WARNING: The following contains spoilers for Demon Slayer: Kimetsu no Yaiba Season 2, Episode 18, “No Matter How Many Lives,” now streaming on Funimation, Hulu and Crunchyroll.
The Hashira are dropping like flies in Demon Slayer: Kimetsu no Yaiba, as Tengen Uzui’s retirement means that the Demon Slayer Corps has lost two of its most elite swordsmen in just a few months. Tanjiro, Zenitsu and Inosuke better get stronger in a hurry — the Corps can’t afford to keep pairing them with Hashira if those missions always spell the end of that Hashira’s life or career. While Tengen proudly and a little smugly declared to Iguro that Tanjiro is on the way to becoming a Hashira, the battle with Gyutaro proved that Tanjiro still needs more time to grow — time that the Corps may not have.
Thanks to the combined efforts of Tengen, Tanjiro, Inosuke and Zenitsu, an Upper-Rank demon has been killed for the first time in 100 years. While still a cause for celebration, the fact that the battle with the weakest of the Upper-Ranks destroyed an entire town and ended a Hashira’s career as a Demon Slayer is not good, to say the least.
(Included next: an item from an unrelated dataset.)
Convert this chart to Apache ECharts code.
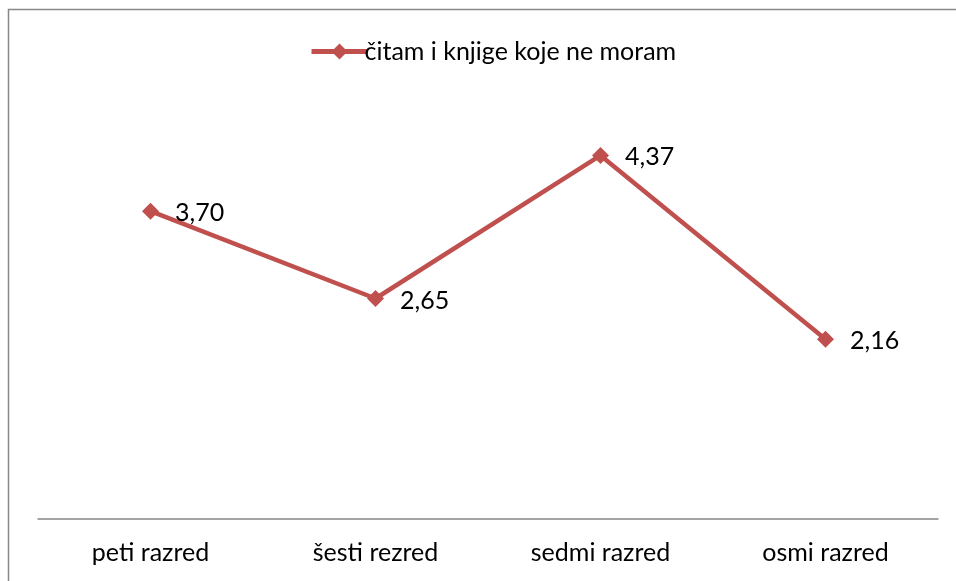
<!DOCTYPE html>
<html><head><meta charset="utf-8">
<script src="https://cdn.jsdelivr.net/npm/echarts@6/dist/echarts.min.js"></script>
<style>html,body{margin:0;padding:0;background:#fff}#c{width:956px;height:581px}</style>
</head><body><div id="c"></div>
<script>
const categories = ['peti razred', 'šesti rezred', 'sedmi razred', 'osmi razred'];
const seriesName = 'čitam i knjige koje ne moram';
const values = [3.70, 2.65, 4.37, 2.16];

const chart = echarts.init(document.getElementById('c'));
const FONT = 'Lato, "Open Sans", sans-serif';
chart.setOption({
  animation: false,
  graphic: [{
    type: 'rect', shape: {x: 8.5, y: 9.5, width: 1000, height: 700},
    style: {fill: null, stroke: '#888', lineWidth: 1.5}, silent: true
  }],
  legend: {
    top: 34, left: 304, itemWidth: 56, itemHeight: 20, itemGap: 0,
    lineStyle: {width: 5},
    textStyle: {fontFamily: FONT, fontSize: 25, color: '#000', padding: [0,0,0,-8]},
    data: [{name: seriesName}]
  },
  grid: {left: 38, right: 18, top: 103, bottom: 62},
  xAxis: {
    type: 'category', data: categories, boundaryGap: true,
    axisLine: {lineStyle: {color: '#868686', width: 1.5}},
    axisTick: {show: false},
    axisLabel: {fontFamily: FONT, fontSize: 25, color: '#000', margin: 21}
  },
  yAxis: {type: 'value', min: 0, max: 5, show: false, splitLine: {show: false}},
  series: [{
    name: seriesName, type: 'line', data: values,
    symbol: 'diamond', symbolSize: 17,
    lineStyle: {color: '#C0504D', width: 4.5},
    itemStyle: {color: '#C0504D'},
    label: {
      show: true, position: 'right', distance: 16,
      fontFamily: FONT, fontSize: 25, color: '#000', offset: [0, 2],
      formatter: p => p.value.toFixed(2).replace('.', ',')
    }
  }]
});
</script></body></html>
Muzan Kibutsuji, the progenitor of demons, is many things, but he is not forgiving. While he’s not particularly fond of most of his demons, he seemed to have a soft spot for Daki. Aside from that, the death of an Upper-Rank should infuriate him on principle if nothing else.
Even though the Demon Slayer Corps may be in hot water if Muzan decides to retaliate for Gyutaro’s death, Tengen Uzui has unquestionably earned his retirement, as his battle with Gyutaro cost him a hand and an eye. Thanks to his Musical Score Technique, he was able to fight Gyutaro evenly with one hand, but that it took him so long to perfect it during the fight means it’s not something he can always rely on to make up for the loss of his left hand. Tengen is a shinobi and a Hashira who’s willing to give his life to defeat demons, so if he says he can’t fight anymore, he can’t fight anymore.
Iguro Obanai, a fellow Hashira whom Tengen had apparently called for backup, was distressed by the idea of losing another Hashira after Rengoku’s death. So, if Tengen is willing to retire knowing how it will cripple the Corps, he must be certain that he can no longer fight at the level required by a Hashira. While Tengen’s Upper-Rank-fighting days are surely over, he could almost certainly still kill lower-level demons with ease. Tengen’s retirement doesn’t feel entirely warranted by his injuries, but he also has a promise to keep to one of his wives.
A major factor of Tengen’s retirement is that he wants to live peacefully with Hinatsuru, Makio and Suma. In a prior flashback, Hinatsuru was the one who suggested retiring if they ever defeated an Upper-Rank, as that would surely balance the scales of their sins that they’ve committed as shinobi. Tengen’s childhood weighs heavily on him thanks to his father’s sadistic shinobi training, and part of the reason Tengen became a Demon Slayer in the first place was to find something new to believe in. Now that he feels he’s done his part, Tengen is ready for the next flashy chapter of his life.
Despite all his self-loathing, Tengen helped defeat an Upper-Rank demon that 22 other Hashira died fighting, and no Hashira has killed any Upper-Ranks in the last 100 years — so hopefully, he will start to think more highly of himself in his retirement. Nonetheless, it seems Tengen’s self-pitying claim that he’s nothing special even as a Hashira was less a statement of low self-esteem and more based on fact. After all, Iguro referred to Gyutaro as “only” Upper Six, implying that Gyutaro would not have been overly difficult for the Serpent Hashira to defeat himself — if he’d only shown up on time.